### WHAT IS EXPECTED
Repeat all of the material exactly as given.

### COLLECTED DATA

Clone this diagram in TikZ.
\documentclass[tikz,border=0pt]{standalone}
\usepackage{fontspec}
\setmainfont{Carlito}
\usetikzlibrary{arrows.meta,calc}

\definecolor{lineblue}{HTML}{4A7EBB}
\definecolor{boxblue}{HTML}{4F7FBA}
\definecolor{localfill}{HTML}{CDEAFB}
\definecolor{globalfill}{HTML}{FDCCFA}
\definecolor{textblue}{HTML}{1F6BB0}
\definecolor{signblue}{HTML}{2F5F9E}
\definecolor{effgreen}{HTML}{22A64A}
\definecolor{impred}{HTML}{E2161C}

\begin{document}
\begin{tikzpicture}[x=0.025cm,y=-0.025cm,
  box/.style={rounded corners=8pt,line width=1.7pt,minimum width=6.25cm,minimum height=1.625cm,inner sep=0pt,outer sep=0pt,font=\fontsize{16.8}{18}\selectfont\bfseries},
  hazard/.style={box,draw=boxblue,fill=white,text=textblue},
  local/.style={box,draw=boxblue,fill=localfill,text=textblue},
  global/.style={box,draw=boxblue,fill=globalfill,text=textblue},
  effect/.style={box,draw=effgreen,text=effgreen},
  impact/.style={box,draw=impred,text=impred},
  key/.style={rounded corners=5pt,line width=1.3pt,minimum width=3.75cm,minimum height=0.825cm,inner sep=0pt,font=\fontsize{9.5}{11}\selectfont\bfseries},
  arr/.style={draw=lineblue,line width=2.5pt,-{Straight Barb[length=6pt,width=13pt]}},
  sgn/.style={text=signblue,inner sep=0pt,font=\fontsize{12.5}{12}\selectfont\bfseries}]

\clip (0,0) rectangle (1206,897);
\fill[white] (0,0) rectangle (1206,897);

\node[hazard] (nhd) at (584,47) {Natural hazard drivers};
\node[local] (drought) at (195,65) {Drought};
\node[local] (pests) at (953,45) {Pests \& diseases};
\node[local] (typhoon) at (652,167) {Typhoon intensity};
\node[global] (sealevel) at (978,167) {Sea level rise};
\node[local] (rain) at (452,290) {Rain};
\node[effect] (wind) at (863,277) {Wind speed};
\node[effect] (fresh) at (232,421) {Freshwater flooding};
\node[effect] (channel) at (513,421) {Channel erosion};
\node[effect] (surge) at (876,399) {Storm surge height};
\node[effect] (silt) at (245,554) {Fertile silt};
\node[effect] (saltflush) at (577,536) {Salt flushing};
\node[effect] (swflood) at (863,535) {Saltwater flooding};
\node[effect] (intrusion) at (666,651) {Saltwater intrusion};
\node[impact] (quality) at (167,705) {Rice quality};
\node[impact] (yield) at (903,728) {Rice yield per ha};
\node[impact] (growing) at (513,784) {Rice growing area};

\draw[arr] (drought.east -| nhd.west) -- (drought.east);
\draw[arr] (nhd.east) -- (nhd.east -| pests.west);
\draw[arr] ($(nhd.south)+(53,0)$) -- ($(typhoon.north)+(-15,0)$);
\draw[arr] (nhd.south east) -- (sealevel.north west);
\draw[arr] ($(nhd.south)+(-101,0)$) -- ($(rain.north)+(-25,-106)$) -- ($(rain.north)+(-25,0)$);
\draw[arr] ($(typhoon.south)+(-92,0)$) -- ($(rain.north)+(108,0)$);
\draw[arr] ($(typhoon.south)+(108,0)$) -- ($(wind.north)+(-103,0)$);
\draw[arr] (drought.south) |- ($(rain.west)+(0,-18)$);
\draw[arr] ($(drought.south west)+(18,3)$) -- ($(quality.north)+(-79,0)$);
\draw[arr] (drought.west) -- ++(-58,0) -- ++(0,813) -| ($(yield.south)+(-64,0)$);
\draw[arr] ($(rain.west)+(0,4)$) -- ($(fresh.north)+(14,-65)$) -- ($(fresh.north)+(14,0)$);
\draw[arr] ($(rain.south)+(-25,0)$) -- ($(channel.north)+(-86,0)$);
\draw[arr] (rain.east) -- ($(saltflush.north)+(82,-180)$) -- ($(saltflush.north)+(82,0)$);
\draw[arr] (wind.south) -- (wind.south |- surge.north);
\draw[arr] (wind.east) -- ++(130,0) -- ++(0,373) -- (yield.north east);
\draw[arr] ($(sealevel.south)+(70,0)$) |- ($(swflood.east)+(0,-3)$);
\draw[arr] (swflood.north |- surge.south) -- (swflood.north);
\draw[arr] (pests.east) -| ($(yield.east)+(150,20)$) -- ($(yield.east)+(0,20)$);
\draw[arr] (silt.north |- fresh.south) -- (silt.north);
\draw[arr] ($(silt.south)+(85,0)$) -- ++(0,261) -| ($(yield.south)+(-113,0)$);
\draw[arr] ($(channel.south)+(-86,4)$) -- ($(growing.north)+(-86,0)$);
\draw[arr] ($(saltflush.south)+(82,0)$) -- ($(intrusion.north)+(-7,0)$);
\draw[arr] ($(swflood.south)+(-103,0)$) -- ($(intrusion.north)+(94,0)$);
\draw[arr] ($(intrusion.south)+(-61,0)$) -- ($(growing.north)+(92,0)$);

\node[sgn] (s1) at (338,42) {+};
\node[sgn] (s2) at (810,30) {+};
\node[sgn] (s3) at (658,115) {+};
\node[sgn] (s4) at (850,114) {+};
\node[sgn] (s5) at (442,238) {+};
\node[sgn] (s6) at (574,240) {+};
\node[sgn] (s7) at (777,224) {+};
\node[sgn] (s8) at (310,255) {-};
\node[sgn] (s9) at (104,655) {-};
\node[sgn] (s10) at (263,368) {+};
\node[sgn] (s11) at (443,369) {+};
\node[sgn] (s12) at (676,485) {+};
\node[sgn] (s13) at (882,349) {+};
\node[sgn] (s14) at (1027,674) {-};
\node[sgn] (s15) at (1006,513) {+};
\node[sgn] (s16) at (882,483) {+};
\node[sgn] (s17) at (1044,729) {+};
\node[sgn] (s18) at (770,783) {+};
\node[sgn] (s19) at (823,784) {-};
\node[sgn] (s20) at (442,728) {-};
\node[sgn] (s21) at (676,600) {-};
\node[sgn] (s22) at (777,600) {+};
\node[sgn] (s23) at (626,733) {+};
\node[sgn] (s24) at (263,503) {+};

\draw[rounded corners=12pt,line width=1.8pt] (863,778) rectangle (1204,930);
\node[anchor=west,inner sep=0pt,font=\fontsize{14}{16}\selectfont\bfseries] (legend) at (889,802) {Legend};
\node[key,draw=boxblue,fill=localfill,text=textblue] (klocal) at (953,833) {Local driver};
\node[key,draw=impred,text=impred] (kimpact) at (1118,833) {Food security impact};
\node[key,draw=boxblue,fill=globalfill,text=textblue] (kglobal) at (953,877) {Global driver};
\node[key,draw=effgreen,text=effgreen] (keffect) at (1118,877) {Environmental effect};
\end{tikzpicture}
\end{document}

### CORRECT OUTPUT
Clone this diagram in TikZ.
\documentclass[tikz,border=0pt]{standalone}
\usepackage{fontspec}
\setmainfont{Carlito}
\usetikzlibrary{arrows.meta,calc}

\definecolor{lineblue}{HTML}{4A7EBB}
\definecolor{boxblue}{HTML}{4F7FBA}
\definecolor{localfill}{HTML}{CDEAFB}
\definecolor{globalfill}{HTML}{FDCCFA}
\definecolor{textblue}{HTML}{1F6BB0}
\definecolor{signblue}{HTML}{2F5F9E}
\definecolor{effgreen}{HTML}{22A64A}
\definecolor{impred}{HTML}{E2161C}

\begin{document}
\begin{tikzpicture}[x=0.025cm,y=-0.025cm,
  box/.style={rounded corners=8pt,line width=1.7pt,minimum width=6.25cm,minimum height=1.625cm,inner sep=0pt,outer sep=0pt,font=\fontsize{16.8}{18}\selectfont\bfseries},
  hazard/.style={box,draw=boxblue,fill=white,text=textblue},
  local/.style={box,draw=boxblue,fill=localfill,text=textblue},
  global/.style={box,draw=boxblue,fill=globalfill,text=textblue},
  effect/.style={box,draw=effgreen,text=effgreen},
  impact/.style={box,draw=impred,text=impred},
  key/.style={rounded corners=5pt,line width=1.3pt,minimum width=3.75cm,minimum height=0.825cm,inner sep=0pt,font=\fontsize{9.5}{11}\selectfont\bfseries},
  arr/.style={draw=lineblue,line width=2.5pt,-{Straight Barb[length=6pt,width=13pt]}},
  sgn/.style={text=signblue,inner sep=0pt,font=\fontsize{12.5}{12}\selectfont\bfseries}]

\clip (0,0) rectangle (1206,897);
\fill[white] (0,0) rectangle (1206,897);

\node[hazard] (nhd) at (584,47) {Natural hazard drivers};
\node[local] (drought) at (195,65) {Drought};
\node[local] (pests) at (953,45) {Pests \& diseases};
\node[local] (typhoon) at (652,167) {Typhoon intensity};
\node[global] (sealevel) at (978,167) {Sea level rise};
\node[local] (rain) at (452,290) {Rain};
\node[effect] (wind) at (863,277) {Wind speed};
\node[effect] (fresh) at (232,421) {Freshwater flooding};
\node[effect] (channel) at (513,421) {Channel erosion};
\node[effect] (surge) at (876,399) {Storm surge height};
\node[effect] (silt) at (245,554) {Fertile silt};
\node[effect] (saltflush) at (577,536) {Salt flushing};
\node[effect] (swflood) at (863,535) {Saltwater flooding};
\node[effect] (intrusion) at (666,651) {Saltwater intrusion};
\node[impact] (quality) at (167,705) {Rice quality};
\node[impact] (yield) at (903,728) {Rice yield per ha};
\node[impact] (growing) at (513,784) {Rice growing area};

\draw[arr] (drought.east -| nhd.west) -- (drought.east);
\draw[arr] (nhd.east) -- (nhd.east -| pests.west);
\draw[arr] ($(nhd.south)+(53,0)$) -- ($(typhoon.north)+(-15,0)$);
\draw[arr] (nhd.south east) -- (sealevel.north west);
\draw[arr] ($(nhd.south)+(-101,0)$) -- ($(rain.north)+(-25,-106)$) -- ($(rain.north)+(-25,0)$);
\draw[arr] ($(typhoon.south)+(-92,0)$) -- ($(rain.north)+(108,0)$);
\draw[arr] ($(typhoon.south)+(108,0)$) -- ($(wind.north)+(-103,0)$);
\draw[arr] (drought.south) |- ($(rain.west)+(0,-18)$);
\draw[arr] ($(drought.south west)+(18,3)$) -- ($(quality.north)+(-79,0)$);
\draw[arr] (drought.west) -- ++(-58,0) -- ++(0,813) -| ($(yield.south)+(-64,0)$);
\draw[arr] ($(rain.west)+(0,4)$) -- ($(fresh.north)+(14,-65)$) -- ($(fresh.north)+(14,0)$);
\draw[arr] ($(rain.south)+(-25,0)$) -- ($(channel.north)+(-86,0)$);
\draw[arr] (rain.east) -- ($(saltflush.north)+(82,-180)$) -- ($(saltflush.north)+(82,0)$);
\draw[arr] (wind.south) -- (wind.south |- surge.north);
\draw[arr] (wind.east) -- ++(130,0) -- ++(0,373) -- (yield.north east);
\draw[arr] ($(sealevel.south)+(70,0)$) |- ($(swflood.east)+(0,-3)$);
\draw[arr] (swflood.north |- surge.south) -- (swflood.north);
\draw[arr] (pests.east) -| ($(yield.east)+(150,20)$) -- ($(yield.east)+(0,20)$);
\draw[arr] (silt.north |- fresh.south) -- (silt.north);
\draw[arr] ($(silt.south)+(85,0)$) -- ++(0,261) -| ($(yield.south)+(-113,0)$);
\draw[arr] ($(channel.south)+(-86,4)$) -- ($(growing.north)+(-86,0)$);
\draw[arr] ($(saltflush.south)+(82,0)$) -- ($(intrusion.north)+(-7,0)$);
\draw[arr] ($(swflood.south)+(-103,0)$) -- ($(intrusion.north)+(94,0)$);
\draw[arr] ($(intrusion.south)+(-61,0)$) -- ($(growing.north)+(92,0)$);

\node[sgn] (s1) at (338,42) {+};
\node[sgn] (s2) at (810,30) {+};
\node[sgn] (s3) at (658,115) {+};
\node[sgn] (s4) at (850,114) {+};
\node[sgn] (s5) at (442,238) {+};
\node[sgn] (s6) at (574,240) {+};
\node[sgn] (s7) at (777,224) {+};
\node[sgn] (s8) at (310,255) {-};
\node[sgn] (s9) at (104,655) {-};
\node[sgn] (s10) at (263,368) {+};
\node[sgn] (s11) at (443,369) {+};
\node[sgn] (s12) at (676,485) {+};
\node[sgn] (s13) at (882,349) {+};
\node[sgn] (s14) at (1027,674) {-};
\node[sgn] (s15) at (1006,513) {+};
\node[sgn] (s16) at (882,483) {+};
\node[sgn] (s17) at (1044,729) {+};
\node[sgn] (s18) at (770,783) {+};
\node[sgn] (s19) at (823,784) {-};
\node[sgn] (s20) at (442,728) {-};
\node[sgn] (s21) at (676,600) {-};
\node[sgn] (s22) at (777,600) {+};
\node[sgn] (s23) at (626,733) {+};
\node[sgn] (s24) at (263,503) {+};

\draw[rounded corners=12pt,line width=1.8pt] (863,778) rectangle (1204,930);
\node[anchor=west,inner sep=0pt,font=\fontsize{14}{16}\selectfont\bfseries] (legend) at (889,802) {Legend};
\node[key,draw=boxblue,fill=localfill,text=textblue] (klocal) at (953,833) {Local driver};
\node[key,draw=impred,text=impred] (kimpact) at (1118,833) {Food security impact};
\node[key,draw=boxblue,fill=globalfill,text=textblue] (kglobal) at (953,877) {Global driver};
\node[key,draw=effgreen,text=effgreen] (keffect) at (1118,877) {Environmental effect};
\end{tikzpicture}
\end{document}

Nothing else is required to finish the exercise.